1 hour ago, Alastor15243 said:

Curious how his title is sarcastic and even disdainful. Rich “Merchant” (quotes theirs and not mine). I find it weird how they depict him as almost being abused, obliviously, by L'arachel, and yet they make a point of showing he can never bring himself to say no to her. ...Is... is he into that shit?

Even he doesn't know.:

L’Arachel: This has nothing to do with my station in life. And as for you, what need have you of money or fame? You have me! Merely serving me must be the greatest pleasure man can know.
Rennac: So, that’s what this is about, is it?
L’Arachel: Your employer is sweet and lovely. That is something most people dream of having. Surely you cannot aspire to happiness greater than this.
Rennac: …… I’ve always wondered, Princess, how your ego grew so large.
L’Arachel: You complain far too much! Come, Rennac. It’s time to go. Follow me, and try not to lag.
Rennac: Ah, Princess L’Arachel! …Perfect… True happiness? Is this really what happiness feels like?
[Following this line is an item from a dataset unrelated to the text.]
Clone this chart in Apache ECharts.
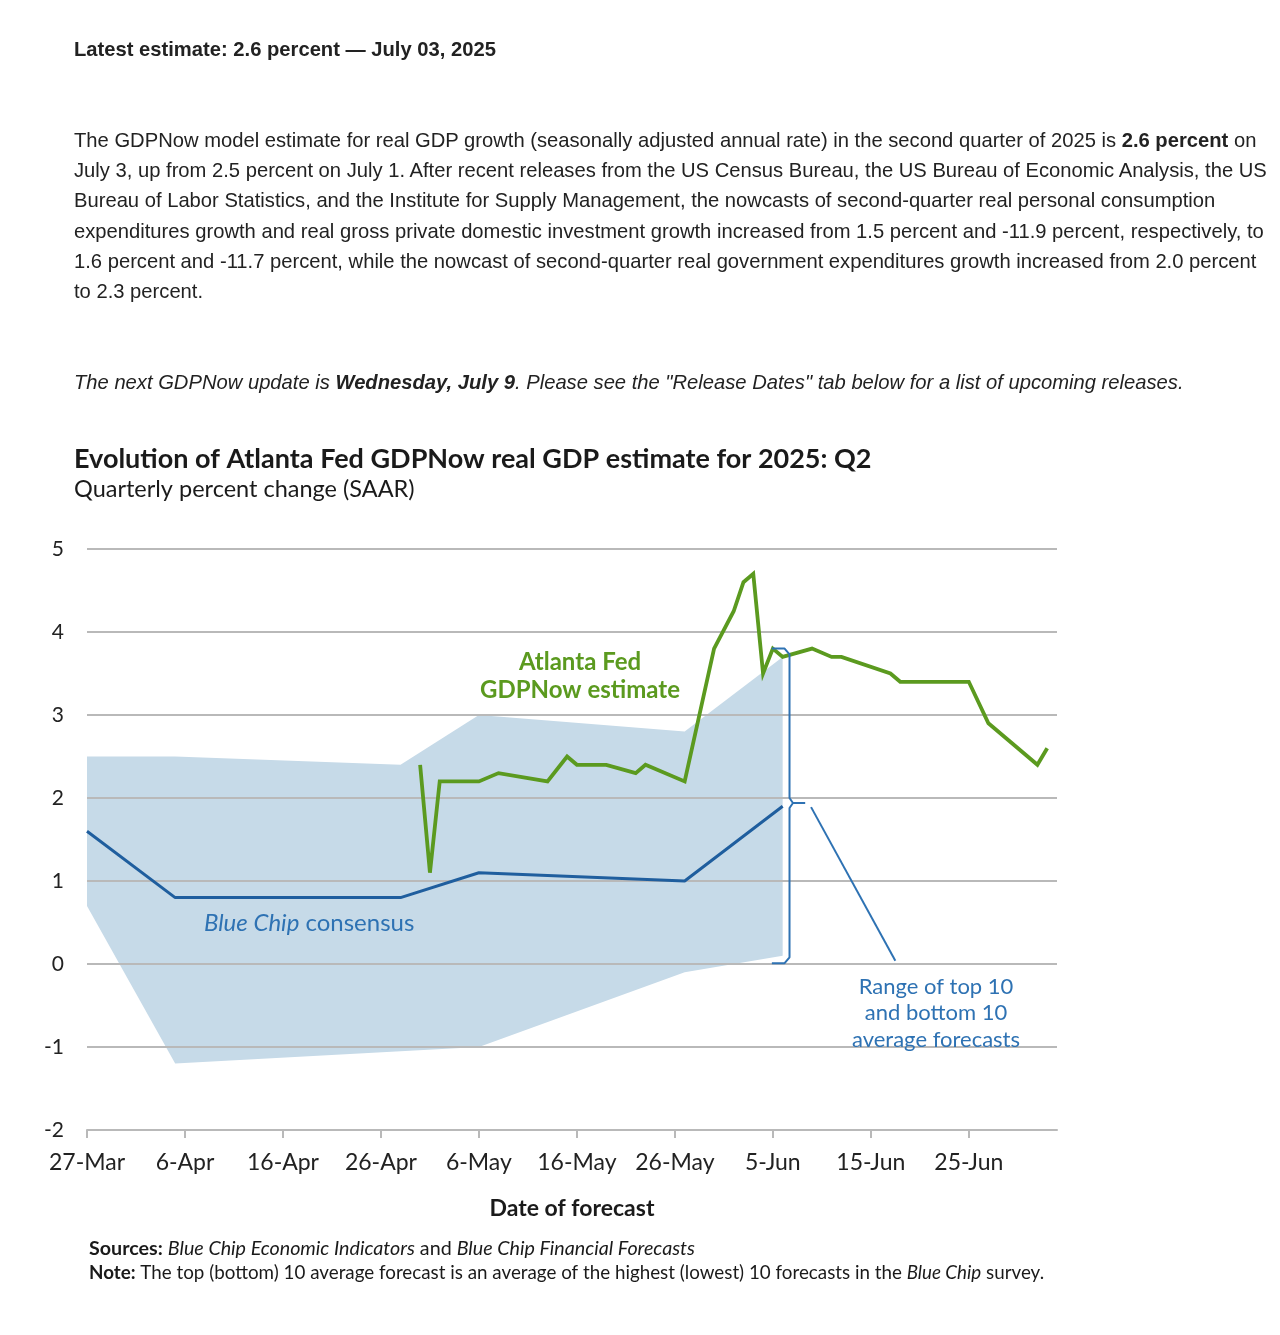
<!DOCTYPE html>
<html>
<head>
<meta charset="utf-8">
<script src="https://cdn.jsdelivr.net/npm/echarts@6/dist/echarts.min.js"></script>
<style>
  html, body { margin: 0; padding: 0; background: #fff; }
  body { width: 1280px; height: 1335px; position: relative; overflow: hidden; }
  #chart { position: absolute; left: 0; top: 0; width: 1280px; height: 1335px; z-index: 0; }
  .txt { position: absolute; left: 74px; z-index: 1; font-family: "Liberation Sans", Arial, sans-serif; color: #222; font-size: 20.2px; white-space: nowrap; }
  #latest { top: 34px; font-weight: bold; line-height: 30px; }
  #para { top: 125px; line-height: 30.2px; }
  #next { top: 367px; line-height: 30px; font-style: italic; }
</style>
</head>
<body>
<div id="chart"></div>
<div class="txt" id="latest">Latest estimate: 2.6 percent — July 03, 2025</div>
<div class="txt" id="para">The GDPNow model estimate for real GDP growth (seasonally adjusted annual rate) in the second quarter of 2025 is <b>2.6 percent</b> on<br>July 3, up from 2.5 percent on July 1. After recent releases from the US Census Bureau, the US Bureau of Economic Analysis, the US<br>Bureau of Labor Statistics, and the Institute for Supply Management, the nowcasts of second-quarter real personal consumption<br>expenditures growth and real gross private domestic investment growth increased from 1.5 percent and -11.9 percent, respectively, to<br>1.6 percent and -11.7 percent, while the nowcast of second-quarter real government expenditures growth increased from 2.0 percent<br>to 2.3 percent.</div>
<div class="txt" id="next">The next GDPNow update is <b>Wednesday, July 9</b>. Please see the "Release Dates" tab below for a list of upcoming releases.</div>
<script>
// ---------- data ----------
const baseDate = '2025-03-27';
const axisEndDate = '2025-07-04';
const tickLabels = ['27-Mar', '6-Apr', '16-Apr', '26-Apr', '6-May', '16-May', '26-May', '5-Jun', '15-Jun', '25-Jun'];

const gdpNowDates = ['2025-04-30', '2025-05-01', '2025-05-02', '2025-05-06', '2025-05-08', '2025-05-13', '2025-05-15',
  '2025-05-16', '2025-05-19', '2025-05-22', '2025-05-23', '2025-05-27', '2025-05-30', '2025-06-01', '2025-06-02',
  '2025-06-03', '2025-06-04', '2025-06-05', '2025-06-06', '2025-06-09', '2025-06-11', '2025-06-12', '2025-06-17',
  '2025-06-18', '2025-06-25', '2025-06-27', '2025-07-02', '2025-07-03'];
const gdpNowValues = [2.4, 1.1, 2.2, 2.2, 2.3, 2.2, 2.5,
  2.4, 2.4, 2.3, 2.4, 2.2, 3.8, 4.25, 4.6,
  4.7, 3.5, 3.8, 3.7, 3.8, 3.7, 3.7, 3.5,
  3.4, 3.4, 2.9, 2.4, 2.6];

const blueChipDates = ['2025-03-27', '2025-04-05', '2025-04-28', '2025-05-06', '2025-05-27', '2025-06-06'];
const consensusValues = [1.6, 0.8, 0.8, 1.1, 1.0, 1.9];
const top10Values = [2.5, 2.5, 2.4, 3.0, 2.8, 3.7];
const bottom10Values = [0.7, -1.2, -1.05, -1.0, -0.1, 0.1];

// ---------- helpers ----------
const DAY = 86400000;
function dayOf(s) {
  const p = s.split('-').map(Number), b = baseDate.split('-').map(Number);
  return Math.round((Date.UTC(p[0], p[1] - 1, p[2]) - Date.UTC(b[0], b[1] - 1, b[2])) / DAY);
}
const gdpNowData = gdpNowDates.map((d, i) => [dayOf(d), gdpNowValues[i]]);
const consensusData = blueChipDates.map((d, i) => [dayOf(d), consensusValues[i]]);
const bandData = blueChipDates.map((d, i) => [dayOf(d), top10Values[i], bottom10Values[i]]);

// bracket annotation derived from the last Blue Chip observation
const n = blueChipDates.length - 1;
const lastDay = dayOf(blueChipDates[n]);
const bx = lastDay + 0.7;
const bTop = top10Values[n] + 0.1, bBot = bottom10Values[n] - 0.09, bMid = consensusValues[n] + 0.04;
const bracketData = [
  [lastDay - 1.1, bTop], [bx - 0.5, bTop], [bx, bTop - 0.07],
  [bx, bMid + 0.06], [bx + 0.35, bMid], [bx + 1.6, bMid], [bx + 0.35, bMid], [bx, bMid - 0.06],
  [bx, bBot + 0.07], [bx - 0.5, bBot], [lastDay - 1.1, bBot]
];
const pointerData = [[bx + 2.2, bMid - 0.05], [bx + 10.8, 0.04]];

const GREEN = '#5b9a1f';
const NAVY = '#1f5e9e';
const ANN_BLUE = '#2e72b3';
const BAND = '#c6dae8';
const GRID = '#b9b9b9';
const FONT = 'Lato, "Noto Sans", sans-serif';

const chart = echarts.init(document.getElementById('chart'), null, { renderer: 'canvas' });

chart.setOption({
  animation: false,
  backgroundColor: '#fff',
  grid: { left: 87, right: 223, top: 549, bottom: 205, containLabel: false },
  xAxis: {
    type: 'value',
    min: 0,
    max: dayOf(axisEndDate),
    interval: 10,
    z: 1,
    name: 'Date of forecast',
    nameLocation: 'middle',
    nameGap: 67,
    nameTextStyle: { fontFamily: FONT, fontSize: 23, fontWeight: 'bold', color: '#1a1a1a' },
    axisLine: { show: true, onZero: false, lineStyle: { color: GRID, width: 2 } },
    axisTick: { show: true, length: 8, lineStyle: { color: GRID, width: 2 } },
    axisLabel: {
      fontFamily: FONT, fontSize: 23, color: '#222', margin: 21, showMaxLabel: false,
      formatter: v => tickLabels[Math.round(v / 10)] || ''
    },
    splitLine: { show: false }
  },
  yAxis: {
    type: 'value',
    min: -2,
    max: 5,
    interval: 1,
    z: 1,
    axisLine: { show: false },
    axisTick: { show: false },
    axisLabel: { fontFamily: FONT, fontSize: 21, color: '#222', margin: 23 },
    splitLine: { show: true, lineStyle: { color: GRID, width: 2 } }
  },
  graphic: [
    { type: 'text', x: 74, y: 459, z: 10, style: { text: 'Evolution of Atlanta Fed GDPNow real GDP estimate for 2025: Q2', font: 'bold 27px ' + FONT, fill: '#1a1a1a', textVerticalAlign: 'middle' } },
    { type: 'text', x: 74, y: 489, z: 10, style: { text: 'Quarterly percent change (SAAR)', font: '23.5px ' + FONT, fill: '#1a1a1a', textVerticalAlign: 'middle' } },
    { type: 'text', x: 580, y: 662, z: 10, style: { text: 'Atlanta Fed', font: 'bold 24px ' + FONT, fill: GREEN, textAlign: 'center', textVerticalAlign: 'middle' } },
    { type: 'text', x: 580, y: 690, z: 10, style: { text: 'GDPNow estimate', font: 'bold 24px ' + FONT, fill: GREEN, textAlign: 'center', textVerticalAlign: 'middle' } },
    { type: 'text', x: 204, y: 923, z: 10, style: { text: '{i|Blue Chip} consensus', font: '24px ' + FONT, fill: ANN_BLUE, textVerticalAlign: 'middle',
        rich: { i: { fontStyle: 'italic', fontFamily: FONT, fontSize: 24, fill: ANN_BLUE, color: ANN_BLUE } } } },
    { type: 'text', x: 936, y: 987, z: 10, style: { text: 'Range of top 10', font: '22px ' + FONT, fill: ANN_BLUE, textAlign: 'center', textVerticalAlign: 'middle' } },
    { type: 'text', x: 936, y: 1013, z: 10, style: { text: 'and bottom 10', font: '22px ' + FONT, fill: ANN_BLUE, textAlign: 'center', textVerticalAlign: 'middle' } },
    { type: 'text', x: 936, y: 1040, z: 10, style: { text: 'average forecasts', font: '22px ' + FONT, fill: ANN_BLUE, textAlign: 'center', textVerticalAlign: 'middle' } },
    { type: 'text', x: 89, y: 1249, z: 10, style: {
        text: '{b|Sources:} {i|Blue Chip Economic Indicators} and {i|Blue Chip Financial Forecasts}',
        font: '19.7px ' + FONT, fill: '#1a1a1a', textVerticalAlign: 'middle',
        rich: { b: { fontWeight: 'bold', fontFamily: FONT, fontSize: 19.7 }, i: { fontStyle: 'italic', fontFamily: FONT, fontSize: 19.7 } } } },
    { type: 'text', x: 89, y: 1273, z: 10, style: {
        text: '{b|Note:} The top (bottom) 10 average forecast is an average of the highest (lowest) 10 forecasts in the {i|Blue Chip} survey.',
        font: '18.8px ' + FONT, fill: '#1a1a1a', textVerticalAlign: 'middle',
        rich: { b: { fontWeight: 'bold', fontFamily: FONT, fontSize: 18.8 }, i: { fontStyle: 'italic', fontFamily: FONT, fontSize: 18.8 } } } }
  ],
  series: [
    { name: 'Range of top 10 and bottom 10', type: 'custom', data: bandData, z: 0, silent: true,
      encode: { x: 0, y: [1, 2] },
      renderItem: function (params, api) {
        if (params.dataIndex !== 0) return null;
        const upper = bandData.map(p => api.coord([p[0], p[1]]));
        const lower = bandData.map(p => api.coord([p[0], p[2]])).reverse();
        return { type: 'polygon', shape: { points: upper.concat(lower) }, style: { fill: BAND } };
      }
    },
    { name: 'Blue Chip consensus', type: 'line', data: consensusData, z: 3, symbol: 'none',
      lineStyle: { color: NAVY, width: 3 } },
    { name: 'GDPNow', type: 'line', data: gdpNowData, z: 4, symbol: 'none',
      lineStyle: { color: GREEN, width: 3.8, join: 'miter' } },
    { name: 'bracket', type: 'line', data: bracketData, z: 5, symbol: 'none', smooth: false,
      lineStyle: { color: ANN_BLUE, width: 2 } },
    { name: 'pointer', type: 'line', data: pointerData, z: 5, symbol: 'none',
      lineStyle: { color: ANN_BLUE, width: 2 } }
  ]
});
</script>
</body>
</html>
L'Arachel gets 3 paired endings, but not one with Rennac, despite me thinking the support is fairly good.

 

1 hour ago, Alastor15243 said:

...Is... is he into that shit? No judgements, but like... are they going there in this game? Given the other places they go, I'd barely be surprised, but...

Tethys: Yep. You’ve got your knight, and I’ve got my dancer. Thanks to the two of them, the two of us are here now. Say, Chief, why don’t we become like them? I think we should work at being inspirations to other people.
Gerik: Hm…good idea. Thanks, Tethys. I think I’ll sleep soundly tonight.
Tethys: Good. You know, Chief, I’m really happy.
Gerik: Yeah, me, too. I’ve got a life I enjoy and good companions. All that and a wonderful woman to love. Everyone should be so lucky.
Tethys: Oh! Chief!
Gerik: Whoa! … Hey now… This is a battlefield. This isn’t the place for that…
Tethys: No one’s looking…
Gerik: Um… Oh, all right…

Ephraim: "Where is Gerik? I need him to shank the Cav over there. He and Tethys were here a moment ago."

*Hears the bushes nearby rustling* 

Ephraim: "An enemy?" *Rushes over to strike first.*

:Gerik:😳

😑

Ephraim: "You have ten minutes to withdraw, sir."